The pilot gradually stabilized the lurching aircraft. Fellow passengers stopped screaming. A calm emerged. We had hit a “vortex” the pilot calmly said.
It feels like that right now with lockdowns, masks, and upheaval. Is emotional stability possible right now in this craziness?
YES. Check out these few recommendations to help you come out of the emotional “vortex”:
Loosen control.
Control is a false sense of security. No one has control but God. The afternoon our plane flailed wildly in the air, we had no control. The pilot had full control.
God is our Pilot. We cannot see him any more than you can see your airline pilots. You can’t see them but you know that grabbing the wheel of a plane would do you absolutely NO GOOD!
God has guided His people through storms, violence, persecution, and warfare. Meet with him every morning. Worship Him that He is truly in control and you are just a “passenger.”
Welcome change.
Over 70% of the dominant personality style in America has “fear of change” as their greatest fear.
What if things never go back to normal?
We will change. Life will change. New industries and ministries will emerge. New technologies will develop. New ways of doing life, sports, education, entertainment, and a hundred other things will be birthed.
You can’t frighten me with change. Ride the wave. Release the “white knuckle” grip on the present. Ask the Lord to show you how to innovate and morph because the boundaries have moved.
Deepen relationships.
Who are you talking to right now? Who are you interfacing with and expressing your frustrations, losses, and anxieties?

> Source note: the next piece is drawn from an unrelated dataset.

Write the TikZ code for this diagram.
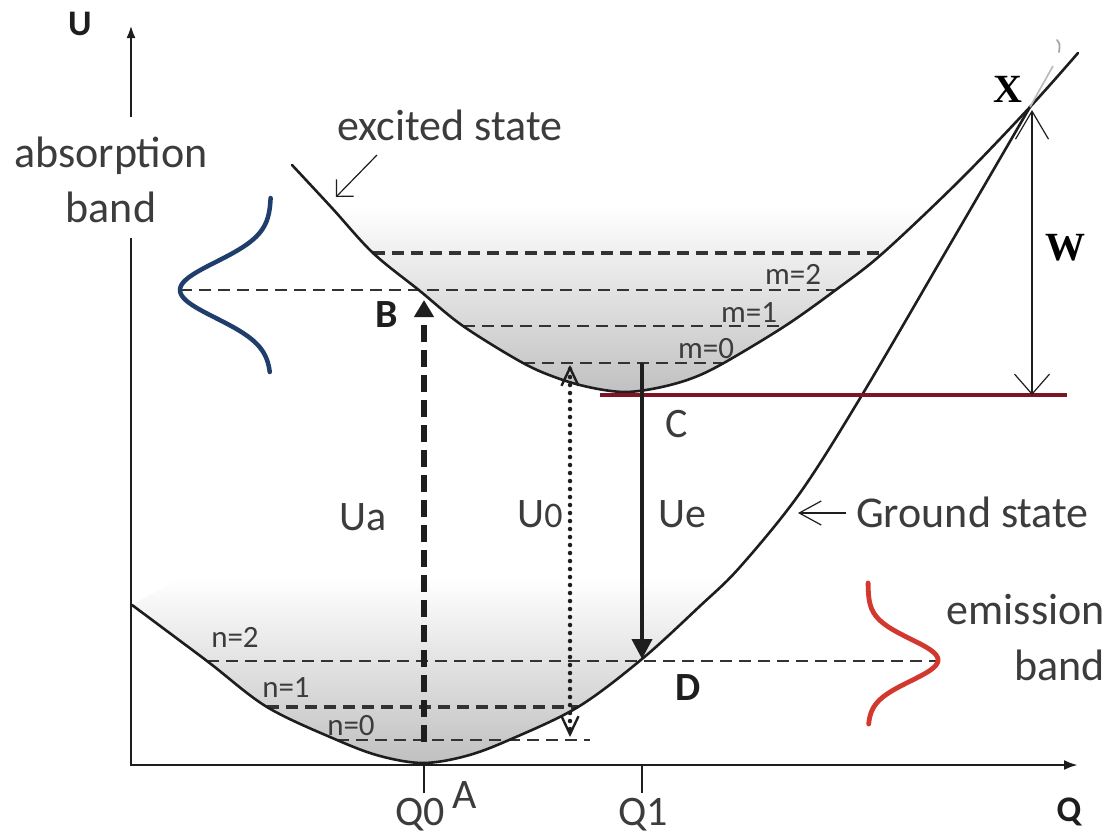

You need that. You need to laugh with somebody about the craziness we are all caught up in. Don’t get alone too much or you will start dreaming up doomsday scenarios.
Talk. Listen. Reach out. Check on people. Restore relationships. All of us can come out of this with a lot stronger marriages, families, and friendships.
Get outside.
Shut up in the same four walls with a news feed endlessly showing the same footage can drive you batty.
Get out. Take your morning 15-minute walk. Walk outside, breathe the air, stretch, and let the sun hit your face every couple of hours.
If you have more gallop, play a round of golf or tennis. Find an activity where people are not gathered at all.
You feel normal again. Your emotional stability is critical during these months. Surround yourself with faith and laughter, not hysteria and anger.
Like a chain reaction, your stability will calm others in your family, your neighborhood, and your workplace.